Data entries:

:::

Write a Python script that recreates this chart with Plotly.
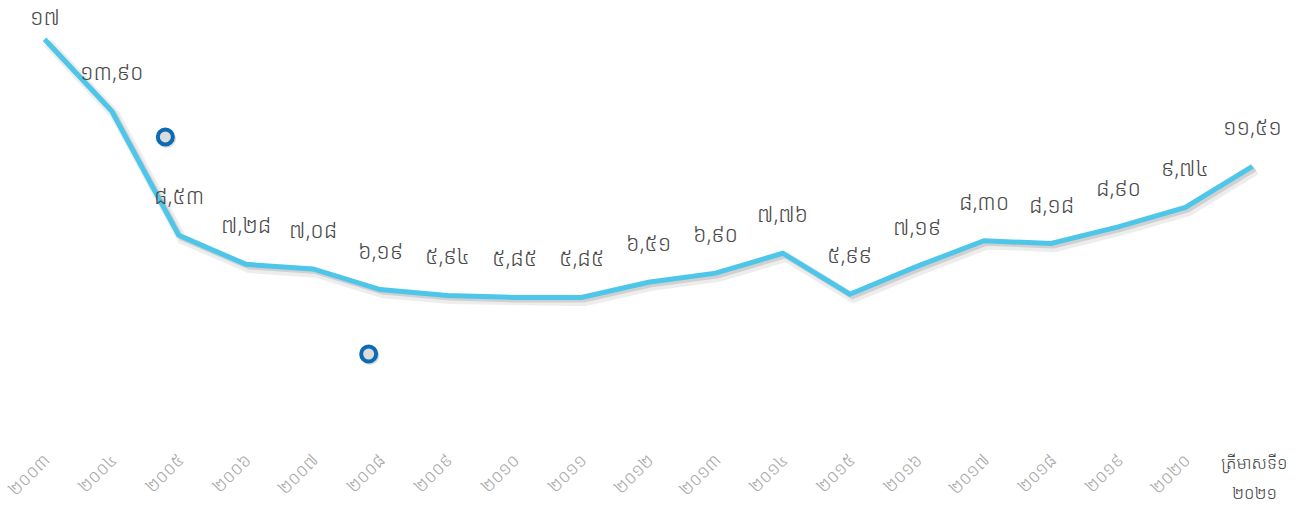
import plotly.graph_objects as go

categories = ["២០០៣", "២០០៤", "២០០៥", "២០០៦", "២០០៧", "២០០៨", "២០០៩", "២០១០", "២០១១",
              "២០១២", "២០១៣", "២០១៤", "២០១៥", "២០១៦", "២០១៧", "២០១៨", "២០១៩", "២០២០",
              "ត្រីមាសទី១<br>២០២១"]
values = [17, 13.90, 8.53, 7.28, 7.08, 6.19, 5.94, 5.85, 5.85, 6.51, 6.90, 7.76, 5.99,
          7.19, 8.30, 8.18, 8.90, 9.74, 11.51]

KH = str.maketrans("0123456789", "០១២៣៤៥៦៧៨៩")


def kh_num(v):
    s = str(int(v)) if float(v).is_integer() else f"{v:.2f}".replace(".", ",")
    return s.translate(KH)


W, H = 1304, 509
M = dict(l=11, r=18, t=16, b=76)
YMAX = 18
px_per_unit = (H - M["t"] - M["b"]) / YMAX

xs = list(range(len(categories)))
fig = go.Figure()

# soft shadow under the line
fig.add_trace(go.Scatter(x=[x + 0.05 for x in xs], y=[v - 0.16 for v in values], mode="lines",
                         line=dict(color="rgba(0,0,0,0.07)", width=10), hoverinfo="skip",
                         showlegend=False))
fig.add_trace(go.Scatter(x=[x + 0.04 for x in xs], y=[v - 0.11 for v in values], mode="lines",
                         line=dict(color="rgba(0,0,0,0.12)", width=5), hoverinfo="skip",
                         showlegend=False))
fig.add_trace(go.Scatter(x=xs, y=values, mode="lines",
                         line=dict(color="#4DC6E9", width=5), showlegend=False))

khfont = "Noto Sans Khmer, Khmer OS, DejaVu Sans, sans-serif"
for x, v in zip(xs, values):
    py = M["t"] + (YMAX - v) * px_per_unit
    shift = min(40, py - 16)
    fig.add_annotation(x=x, y=v, text=kh_num(v), showarrow=False, yshift=shift,
                       font=dict(size=22, color="#4a4a4a", family=khfont, weight=300))

# last (horizontal, two-line) category label
for i, line in enumerate(categories[-1].split("<br>")):
    fig.add_annotation(x=xs[-1], y=0, yref="y", text=line, showarrow=False,
                       yanchor="middle", yshift=-29 - 30 * i, xshift=2,
                       font=dict(size=17, color="#444444", family=khfont, weight=300))

# decorative ring markers
for (cx, cy) in [(1.80, 12.78), (4.83, 3.41)]:
    fig.add_shape(type="circle", xref="x", yref="y", xsizemode="pixel", ysizemode="pixel",
                  xanchor=cx + 0.02, yanchor=cy - 0.07, x0=-9, x1=9, y0=-9, y1=9,
                  line=dict(color="rgba(0,0,0,0.08)", width=1), fillcolor="rgba(0,0,0,0.12)")
    fig.add_shape(type="circle", xref="x", yref="y", xsizemode="pixel", ysizemode="pixel",
                  xanchor=cx, yanchor=cy, x0=-7.5, x1=7.5, y0=-7.5, y1=7.5,
                  line=dict(color="#0B6BB5", width=4), fillcolor="#dcdcdc")

ticktext = categories[:-1] + [""]
fig.update_layout(
    width=W, height=H,
    margin=M,
    paper_bgcolor="white", plot_bgcolor="white",
    xaxis=dict(range=[-0.5, 18.5], tickmode="array", tickvals=xs, ticktext=ticktext,
               tickangle=-45, showgrid=False, zeroline=False, showline=False, ticks="",
               ticklabeloverflow="allow", automargin=False, ticklabelstandoff=12,
               tickfont=dict(size=18, color="#a8a8a8", family=khfont, weight=300)),
    yaxis=dict(range=[0, YMAX], visible=False, automargin=False),
)

fig.write_html("out.html", config={"displayModeBar": False},
               post_script="document.body.style.margin='0';")
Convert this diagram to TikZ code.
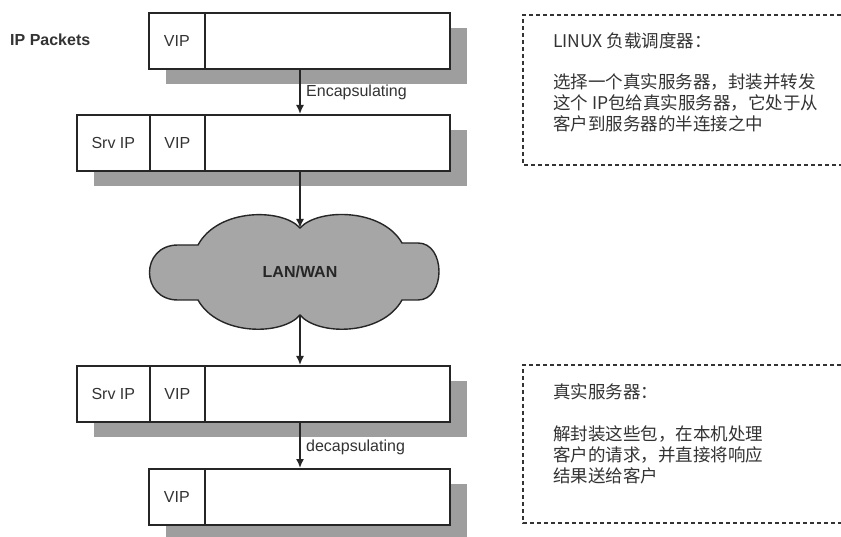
\documentclass[tikz,border=0pt]{standalone}
\usepackage{fontspec}
\setmainfont{Liberation Sans}
\newfontfamily\cjk{Noto Sans CJK SC}
\usetikzlibrary{arrows.meta,calc}
\begin{document}
\begin{tikzpicture}[x=1pt,y=-1pt,
  cell/.style={draw=black!85, line width=1.6pt, fill=white, minimum height=56pt, inner sep=0pt, anchor=north west, font=\fontsize{16}{18}\selectfont, text=black!80},
  shadowfill/.style={fill=black!38},
  arr/.style={draw=black!85, line width=1.6pt, -{Latex[length=9pt,width=8pt]}},
  lbl/.style={anchor=west, inner sep=0pt, font=\fontsize{16}{18}\selectfont, text=black!80},
  note/.style={draw=black!80, line width=1.6pt, dash pattern=on 4pt off 3pt},
  cjktext/.style={anchor=north west, inner sep=0pt, align=left, text=black!80, font=\cjk\fontsize{17.5}{21}\selectfont}
]
\useasboundingbox (0,0) rectangle (841,537);
\fill[white] (0,0) rectangle (841,537);

% shadows
\fill[shadowfill] (166,28) rectangle (467,84);
\fill[shadowfill] (94,130) rectangle (467,186);
\fill[shadowfill] (94,381) rectangle (467,437);
\fill[shadowfill] (166,484) rectangle (467,540);

% packet 1
\node[cell, minimum width=56pt] (p1v) at (148,12) {VIP};
\node[cell, minimum width=245pt] (p1d) at (204,12) {};
% packet 2
\node[cell, minimum width=73pt] (p2s) at (76,114) {Srv IP};
\node[cell, minimum width=55pt] (p2v) at (149,114) {VIP};
\node[cell, minimum width=245pt] (p2d) at (204,114) {};
% packet 3
\node[cell, minimum width=73pt] (p3s) at (76,365) {Srv IP};
\node[cell, minimum width=55pt] (p3v) at (149,365) {VIP};
\node[cell, minimum width=245pt] (p3d) at (204,365) {};
% packet 4
\node[cell, minimum width=56pt] (p4v) at (148,468) {VIP};
\node[cell, minimum width=245pt] (p4d) at (204,468) {};

\node[lbl, font=\bfseries\fontsize{16}{18}\selectfont] (iplbl) at (10,40) {IP Packets};

% cloud
\coordinate (ax) at (300,0);
\coordinate (ctop) at (300,228);
\coordinate (cbot) at (300,315);
\filldraw[fill=black!35, draw=black!85, line width=1.4pt]
  (ctop) .. controls (318,208) and (382,208) .. (402,243)
  -- (418,243) .. controls (446,243) and (446,300) .. (418,300) -- (402,300)
  .. controls (382,336) and (318,336) .. (cbot)
  .. controls (282,336) and (218,336) .. (198,300)
  -- (178,300) .. controls (140,300) and (140,245) .. (178,245) -- (198,245)
  .. controls (218,208) and (282,208) .. (ctop) -- cycle;
\node[font=\bfseries\fontsize{16}{18}\selectfont, text=black!85] (cloud) at (300,272) {LAN/WAN};

% arrows
\draw[arr] (p1d.south -| ax) -- (p2d.north -| ax);
\draw[arr] (p2d.south -| ax) -- (ctop);
\draw[arr] (cbot) -- (p3d.north -| ax);
\draw[arr] (p3d.south -| ax) -- (p4d.north -| ax);
\node[lbl] (enc) at (306,92) {Encapsulating};
\node[lbl] (dec) at (306,447) {decapsulating};

% notes
\draw[note] (841,15) -- (523,15) -- (523,165) -- (841,165);
\draw[note] (841,365) -- (523,365) -- (523,523) -- (841,523);
\node[cjktext] (n1t) at (553,33) {LINUX 负载调度器：};
\node[cjktext] (n1b) at (553,73) {选择一个真实服务器，封装并转发\\这个 IP包给真实服务器，它处于从\\客户到服务器的半连接之中};
\node[cjktext] (n2t) at (553,383) {真实服务器：};
\node[cjktext] (n2b) at (553,425) {解封装这些包，在本机处理\\客户的请求，并直接将响应\\结果送给客户};
\end{tikzpicture}
\end{document}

:::

(EXERCISE GOAL): With the pictures left out, restate word for word every line of the data above, from the first down to the line that contains "return s.translate(KH)".

(RESULT):
Write a Python script that recreates this chart with Plotly.
import plotly.graph_objects as go

categories = ["២០០៣", "២០០៤", "២០០៥", "២០០៦", "២០០៧", "២០០៨", "២០០៩", "២០១០", "២០១១",
              "២០១២", "២០១៣", "២០១៤", "២០១៥", "២០១៦", "២០១៧", "២០១៨", "២០១៩", "២០២០",
              "ត្រីមាសទី១<br>២០២១"]
values = [17, 13.90, 8.53, 7.28, 7.08, 6.19, 5.94, 5.85, 5.85, 6.51, 6.90, 7.76, 5.99,
          7.19, 8.30, 8.18, 8.90, 9.74, 11.51]

KH = str.maketrans("0123456789", "០១២៣៤៥៦៧៨៩")


def kh_num(v):
    s = str(int(v)) if float(v).is_integer() else f"{v:.2f}".replace(".", ",")
    return s.translate(KH)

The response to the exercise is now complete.